While the Doctor and Kevin dodge each other around the TARDIS, Sally appears in the airlock. Rose opens the inner airlock door and lets her in. The Doctor shakes hands with Jimm, then with Kevin, and then Jimm launches himself at McCavity, taking the medallion in the process. The Doctor uses his psychic paper to make McCavity think he still has the Black Shadow, and then Kevin goes after McCavity, who now has the Black Shadow in his pocket. McCavity opens the Resurrection Casket, and it is empty. As Kevin reaches for him, he falls into it and the lid closes.

Over by the airlock door, Sally has Rose by the throat.

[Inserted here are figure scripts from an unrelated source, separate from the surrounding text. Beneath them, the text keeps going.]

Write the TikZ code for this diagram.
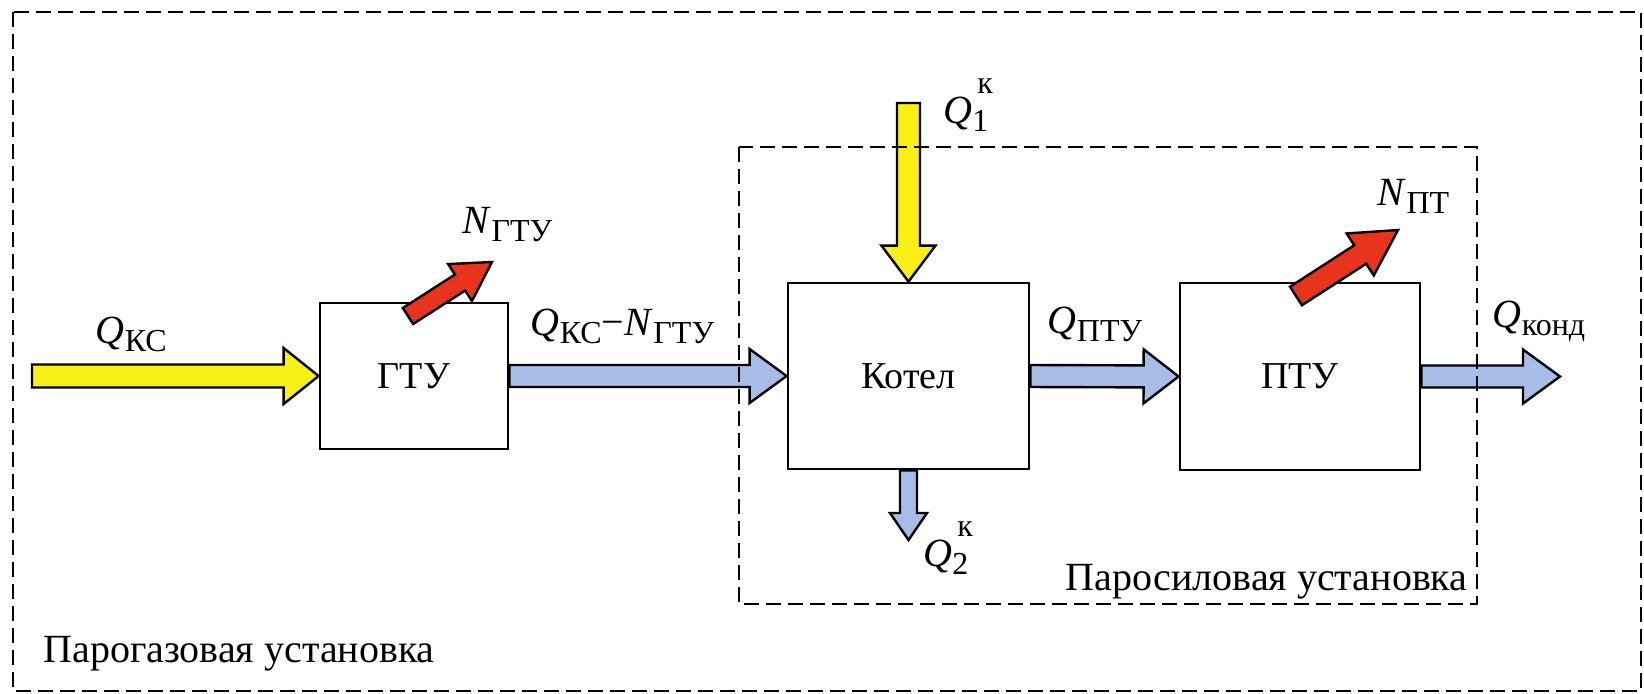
\documentclass[tikz,border=0pt]{standalone}
\usepackage{fontspec}
\setmainfont{Liberation Serif}
\usetikzlibrary{calc}
\definecolor{flowyellow}{RGB}{248,240,20}
\definecolor{flowblue}{RGB}{168,188,232}
\definecolor{flowred}{RGB}{232,52,28}
\newcommand{\subsz}{\fontsize{16}{16}\selectfont}
\newcommand{\sym}[2]{\textit{#1}\kern0.3pt\raisebox{-4pt}{\subsz #2}}
\newcommand{\symk}[2]{\textit{#1}\rlap{\raisebox{-4pt}{\subsz #2}}\raisebox{15pt}{\subsz\kern2.5pt к}}
% #1 from, #2 to, #3 shaft half width, #4 head half width, #5 head length, #6 fill
\newcommand{\fatarrow}[6]{%
  \coordinate (fabase) at ($(#2)!#5!(#1)$);
  \draw[arrowline, fill=#6] ($(#1)!#3!90:(#2)$) -- ($(fabase)!#3!-90:(#1)$)
    -- ($(fabase)!#4!-90:(#1)$) -- (#2) -- ($(fabase)!#4!90:(#1)$)
    -- ($(fabase)!#3!90:(#1)$) -- ($(#1)!#3!-90:(#2)$) -- cycle;}
\begin{document}
\begin{tikzpicture}[x=0.5pt,y=-0.5pt,
  box/.style={draw, line width=1.4pt, fill=white, inner sep=0pt,
    font=\fontsize{19}{19}\selectfont},
  lbl/.style={inner sep=0pt, font=\fontsize{20}{20}\selectfont},
  grp/.style={inner sep=0pt, font=\fontsize{20}{20}\selectfont},
  arrowline/.style={draw=black, line width=1.2pt, line join=miter},
  frame/.style={dashed, dash pattern=on 7.5pt off 3.5pt, line width=0.9pt}]
\useasboundingbox (0,0) rectangle (1644,693);
\fill[white] (0,0) rectangle (1644,693);

% blocks
\node[box, minimum width=94pt, minimum height=73pt] (gtu) at (414,376) {ГТУ};
\node[box, minimum width=120.5pt, minimum height=93pt] (kot) at (908.5,376) {Котел};
\node[box, minimum width=120pt, minimum height=93.5pt] (ptu) at (1300,376.5) {ПТУ};

% free ends
\coordinate (qkcin) at (32,376);
\coordinate (qout) at (1560,376.5);
\coordinate (q1top) at (908.5,103);
\coordinate (q2end) at (908.5,540);
\coordinate (ngtutail) at (408,316);
\coordinate (ngtutip) at (492,262);
\coordinate (npttail) at (1296,296);
\coordinate (npttip) at (1398,230);

% flows
\fatarrow{qkcin}{gtu.west}{5.75pt}{14pt}{17.5pt}{flowyellow}
\fatarrow{gtu.east}{kot.west}{5.5pt}{13.5pt}{18.5pt}{flowblue}
\fatarrow{kot.east}{ptu.west}{5.5pt}{13.5pt}{17.5pt}{flowblue}
\fatarrow{ptu.east}{qout}{5.5pt}{13.5pt}{18.5pt}{flowblue}
\fatarrow{q1top}{kot.north}{5.75pt}{13.5pt}{18pt}{flowyellow}
\fatarrow{kot.south}{q2end}{4.25pt}{9.25pt}{13.5pt}{flowblue}
\fatarrow{ngtutail}{ngtutip}{4.75pt}{11pt}{19pt}{flowred}
\fatarrow{npttail}{npttip}{5.5pt}{12.5pt}{22.5pt}{flowred}

% labels
\node[lbl, anchor=base west] (lqkc) at (95,343) {\sym{Q}{КС}};
\node[lbl, anchor=base west] (lngtu) at (462,233) {\sym{N}{ГТУ}};
\node[lbl, anchor=base west] (lqn) at (530,335) {\sym{Q}{КС}−\sym{N}{ГТУ}};
\node[lbl, anchor=base west] (lq1) at (943,123) {\symk{Q}{1}};
\node[lbl, anchor=base west] (lnpt) at (1377,205) {\sym{N}{ПТ}};
\node[lbl, anchor=base west] (lqptu) at (1047,333) {\sym{Q}{ПТУ}};
\node[lbl, anchor=base west] (lqkond) at (1492,327) {\sym{Q}{конд}};
\node[lbl, anchor=base west] (lq2) at (923,566) {\symk{Q}{2}};

\node[grp, anchor=base east] (psu) at (1468,590) {Паросиловая установка};
\node[grp, anchor=base west] (pgu) at (43,662) {Парогазовая установка};

% dashed frames
\draw[frame] (13,12) rectangle (1641,691);
\draw[frame] (739,147) rectangle (1477,604);
\end{tikzpicture}
\end{document}
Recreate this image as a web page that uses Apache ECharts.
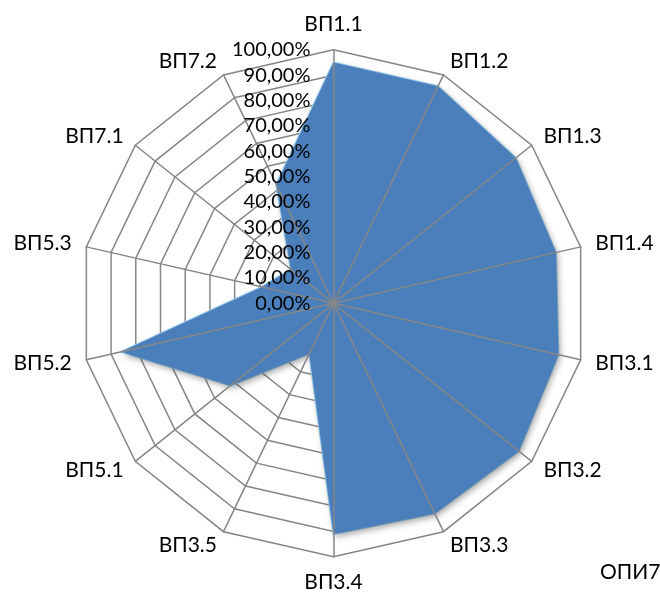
<!DOCTYPE html>
<html>
<head>
<meta charset="utf-8">
<script src="https://cdn.jsdelivr.net/npm/echarts@6/dist/echarts.min.js"></script>
<style>
  html, body { margin: 0; padding: 0; background: #fff; }
  #chart { width: 660px; height: 597px; }
</style>
</head>
<body>
<div id="chart"></div>
<script>
// categories in clockwise order, starting at the top
const categories = ['ВП1.1', 'ВП1.2', 'ВП1.3', 'ВП1.4', 'ВП3.1', 'ВП3.2', 'ВП3.3',
  'ВП3.4', 'ВП3.5', 'ВП5.1', 'ВП5.2', 'ВП5.3', 'ВП7.1', 'ВП7.2'];
const values = [0.95, 0.95, 0.92, 0.90, 0.91, 0.935, 0.92,
  0.91, 0.22, 0.52, 0.86, 0.29, 0.215, 0.52];
const seriesName = 'ОПИ7';
const tickMax = 1;
const tickInterval = 0.1;

// echarts places indicators counter-clockwise, so flip the order
const order = categories.map((c, i) => i === 0 ? 0 : categories.length - i);
const indicators = order.map(i => ({ name: categories[i], max: tickMax, min: 0 }));
const radarValues = order.map(i => values[i]);

const center = [333.5, 303.3];
const radius = 253.5;
const fmt = v => (v * 100).toFixed(2).replace('.', ',') + '%';

const chart = echarts.init(document.getElementById('chart'), null, { renderer: 'canvas' });

chart.setOption({
  backgroundColor: '#fff',
  animation: false,
  legend: {
    left: 590,
    top: 557,
    data: [{ name: seriesName, icon: 'none' }],
    itemWidth: 0,
    itemGap: 0,
    textStyle: { fontFamily: 'Lato', fontSize: 21, color: '#000' }
  },
  radar: [
    {
      // grid rings + category names, below the series
      center: center,
      radius: radius,
      startAngle: 90,
      splitNumber: 10,
      shape: 'polygon',
      indicator: indicators,
      axisName: { color: '#000', fontFamily: 'Lato', fontSize: 21 },
      nameGap: 15,
      axisLine: { show: false },
      splitLine: { lineStyle: { color: '#868686', width: 1.5 } },
      splitArea: { show: false },
      axisLabel: { show: false }
    },
    {
      // spokes and tick labels, drawn on top of the fill
      z: 5,
      center: center,
      radius: radius,
      startAngle: 90,
      splitNumber: 10,
      shape: 'polygon',
      indicator: indicators.map((d, i) => i === 0 ? {
        name: '', max: d.max, min: 0,
        axisLabel: {
          show: true,
          formatter: fmt,
          color: '#000',
          fontFamily: 'Lato',
          fontSize: 20,
          margin: 23,
          padding: [5, 0, 0, 0]
        }
      } : { name: '', max: d.max, min: 0 }),
      axisName: { show: false },
      axisLine: { show: true, lineStyle: { color: '#868686', width: 1.5 } },
      splitLine: { show: false },
      splitArea: { show: false },
      axisLabel: { show: false }
    }
  ],
  series: [{
    type: 'radar',
    radarIndex: 0,
    name: seriesName,
    symbol: 'none',
    lineStyle: { color: '#9fd3f7', width: 2 },
    areaStyle: {
      color: '#4a7fbb',
      opacity: 1,
      shadowColor: 'rgba(0,0,0,0.35)',
      shadowBlur: 6,
      shadowOffsetX: 2,
      shadowOffsetY: 3
    },
    data: [{ value: radarValues, name: seriesName }]
  }]
});
</script>
</body>
</html>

Rose tricks her and escapes, and then the Doctor holds her captive with the sonic screwdriver. The Doctor explains that Uncle Bobb was Robbie the cabin boy, Jimm is Hamlek Glint, and the model of the Lost Treasure is actually the real thing.

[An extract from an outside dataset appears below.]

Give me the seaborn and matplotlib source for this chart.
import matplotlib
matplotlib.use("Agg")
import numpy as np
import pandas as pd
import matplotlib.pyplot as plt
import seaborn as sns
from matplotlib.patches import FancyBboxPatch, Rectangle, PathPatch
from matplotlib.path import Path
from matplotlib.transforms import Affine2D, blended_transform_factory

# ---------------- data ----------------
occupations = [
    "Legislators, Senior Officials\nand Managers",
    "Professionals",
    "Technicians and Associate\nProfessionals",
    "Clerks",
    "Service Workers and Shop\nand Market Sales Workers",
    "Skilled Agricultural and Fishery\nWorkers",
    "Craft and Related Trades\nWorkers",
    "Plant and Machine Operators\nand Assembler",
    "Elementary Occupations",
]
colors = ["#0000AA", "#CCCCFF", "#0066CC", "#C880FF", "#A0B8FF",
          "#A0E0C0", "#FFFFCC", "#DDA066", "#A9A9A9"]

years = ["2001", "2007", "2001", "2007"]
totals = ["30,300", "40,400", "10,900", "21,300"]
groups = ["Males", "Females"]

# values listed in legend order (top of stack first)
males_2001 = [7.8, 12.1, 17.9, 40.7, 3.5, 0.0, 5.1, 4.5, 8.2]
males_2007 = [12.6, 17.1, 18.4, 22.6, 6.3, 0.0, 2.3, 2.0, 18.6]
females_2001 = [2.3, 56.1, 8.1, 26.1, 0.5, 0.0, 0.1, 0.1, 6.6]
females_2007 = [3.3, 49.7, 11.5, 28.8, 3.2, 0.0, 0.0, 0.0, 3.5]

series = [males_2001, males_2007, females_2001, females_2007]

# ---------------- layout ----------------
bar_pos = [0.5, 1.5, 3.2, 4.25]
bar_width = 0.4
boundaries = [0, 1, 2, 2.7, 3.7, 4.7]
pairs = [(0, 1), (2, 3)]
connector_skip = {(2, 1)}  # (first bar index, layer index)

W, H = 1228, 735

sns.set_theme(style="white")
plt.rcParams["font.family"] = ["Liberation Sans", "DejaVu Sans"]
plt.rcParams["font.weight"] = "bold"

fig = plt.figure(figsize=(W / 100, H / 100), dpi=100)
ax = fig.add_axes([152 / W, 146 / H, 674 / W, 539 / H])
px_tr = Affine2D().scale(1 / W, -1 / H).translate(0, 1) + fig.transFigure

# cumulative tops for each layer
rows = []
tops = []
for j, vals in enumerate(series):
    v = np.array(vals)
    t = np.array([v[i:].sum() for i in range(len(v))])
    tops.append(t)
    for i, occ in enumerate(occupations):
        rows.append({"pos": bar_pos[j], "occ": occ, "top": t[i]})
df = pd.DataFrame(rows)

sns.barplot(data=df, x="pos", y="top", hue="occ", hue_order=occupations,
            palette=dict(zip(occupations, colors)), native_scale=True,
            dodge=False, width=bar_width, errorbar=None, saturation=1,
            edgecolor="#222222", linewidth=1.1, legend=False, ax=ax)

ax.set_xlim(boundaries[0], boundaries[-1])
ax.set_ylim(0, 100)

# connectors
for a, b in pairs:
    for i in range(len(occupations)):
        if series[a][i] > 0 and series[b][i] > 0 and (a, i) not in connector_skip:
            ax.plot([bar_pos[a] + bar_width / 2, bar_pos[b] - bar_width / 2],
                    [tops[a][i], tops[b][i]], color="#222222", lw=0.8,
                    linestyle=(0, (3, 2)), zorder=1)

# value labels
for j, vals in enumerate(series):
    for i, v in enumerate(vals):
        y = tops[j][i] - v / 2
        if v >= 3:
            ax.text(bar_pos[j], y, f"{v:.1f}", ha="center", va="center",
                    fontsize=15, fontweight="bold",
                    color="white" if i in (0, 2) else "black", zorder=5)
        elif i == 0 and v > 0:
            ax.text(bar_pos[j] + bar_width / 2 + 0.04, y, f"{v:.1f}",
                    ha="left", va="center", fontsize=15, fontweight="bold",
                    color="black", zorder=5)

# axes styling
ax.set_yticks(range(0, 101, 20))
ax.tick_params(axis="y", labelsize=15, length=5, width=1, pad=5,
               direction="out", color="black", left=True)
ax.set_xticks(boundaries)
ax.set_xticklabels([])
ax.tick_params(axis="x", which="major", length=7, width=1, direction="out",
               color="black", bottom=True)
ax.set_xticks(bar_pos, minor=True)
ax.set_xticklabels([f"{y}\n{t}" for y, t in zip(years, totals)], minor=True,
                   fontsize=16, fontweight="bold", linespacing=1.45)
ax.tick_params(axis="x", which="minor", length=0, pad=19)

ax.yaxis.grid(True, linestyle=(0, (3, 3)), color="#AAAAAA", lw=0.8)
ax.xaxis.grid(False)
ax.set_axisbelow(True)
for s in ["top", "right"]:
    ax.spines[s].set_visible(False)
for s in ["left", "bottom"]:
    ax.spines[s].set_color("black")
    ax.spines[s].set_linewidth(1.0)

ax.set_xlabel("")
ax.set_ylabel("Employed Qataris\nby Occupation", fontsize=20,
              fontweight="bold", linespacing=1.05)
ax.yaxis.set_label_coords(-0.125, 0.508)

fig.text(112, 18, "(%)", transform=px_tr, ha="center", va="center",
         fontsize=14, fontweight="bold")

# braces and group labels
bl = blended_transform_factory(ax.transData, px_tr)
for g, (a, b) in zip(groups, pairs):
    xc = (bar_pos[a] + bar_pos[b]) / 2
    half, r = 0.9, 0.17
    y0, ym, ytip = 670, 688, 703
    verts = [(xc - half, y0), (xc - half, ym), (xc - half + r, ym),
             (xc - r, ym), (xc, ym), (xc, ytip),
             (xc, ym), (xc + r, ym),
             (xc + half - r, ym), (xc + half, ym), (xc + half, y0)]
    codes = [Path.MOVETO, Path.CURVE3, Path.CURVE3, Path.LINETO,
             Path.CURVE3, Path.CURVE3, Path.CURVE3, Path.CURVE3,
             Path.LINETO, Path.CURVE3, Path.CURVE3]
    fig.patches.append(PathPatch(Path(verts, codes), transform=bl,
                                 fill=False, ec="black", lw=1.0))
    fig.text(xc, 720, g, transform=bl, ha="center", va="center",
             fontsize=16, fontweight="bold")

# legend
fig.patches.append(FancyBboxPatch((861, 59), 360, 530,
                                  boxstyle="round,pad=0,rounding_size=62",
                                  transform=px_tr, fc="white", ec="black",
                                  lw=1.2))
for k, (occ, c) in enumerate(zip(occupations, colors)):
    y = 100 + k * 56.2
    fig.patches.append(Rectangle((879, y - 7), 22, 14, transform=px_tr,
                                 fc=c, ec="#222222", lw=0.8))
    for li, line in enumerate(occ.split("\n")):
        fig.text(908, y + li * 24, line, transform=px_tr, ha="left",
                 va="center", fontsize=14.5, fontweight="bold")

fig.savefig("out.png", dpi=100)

They put Sally in an escape pod, but she tries to catch them and manages to get herself killed. Jimm gives Kevin the medallion, which sets him free. They open the Resurrection Casket, and find a baby Drel McCavity. Uncle Bobb finds Jimm before he gets back to Starfall, and the Doctor and Rose leave in the TARDIS before the zeg can cause problems for them again.

==Continuity==
- The Doctor mentions that something might be the origin of the genie myth, but he doesn't know for sure. This places the story before the book The Stone Rose, where the origin of the genie myth is discovered.
- Kronkburgers (from "The Long Game") and a banana (from "The Doctor Dances" and "The Girl in the Fireplace") make an appearance.
- The 'fighting hand' reference is to "The Christmas Invasion".

==References to popular culture==

- Elvis (who is also mentioned in "The Christmas Invasion", "The Idiot's Lantern" and "42") is the name of one of the robots.
- The story is a loose science fiction adaptation of Robert Louis Stevenson's 1883 novel Treasure Island, with the Doctor taking the role of Dr Livesey, and Rose sharing the Jim Hawkins part with a young boy named Jimm.

==Audio book==
An abridged audio book version of The Resurrection Casket read by David Tennant was released in July 2006 by BBC Audiobooks (ISBN 1-84607-061-9.) Also included was an interview with the author by David Darlington.

A promotional version, released without music and in a paper sleeve, was included free in the Radio Times (April 22–29, 2008).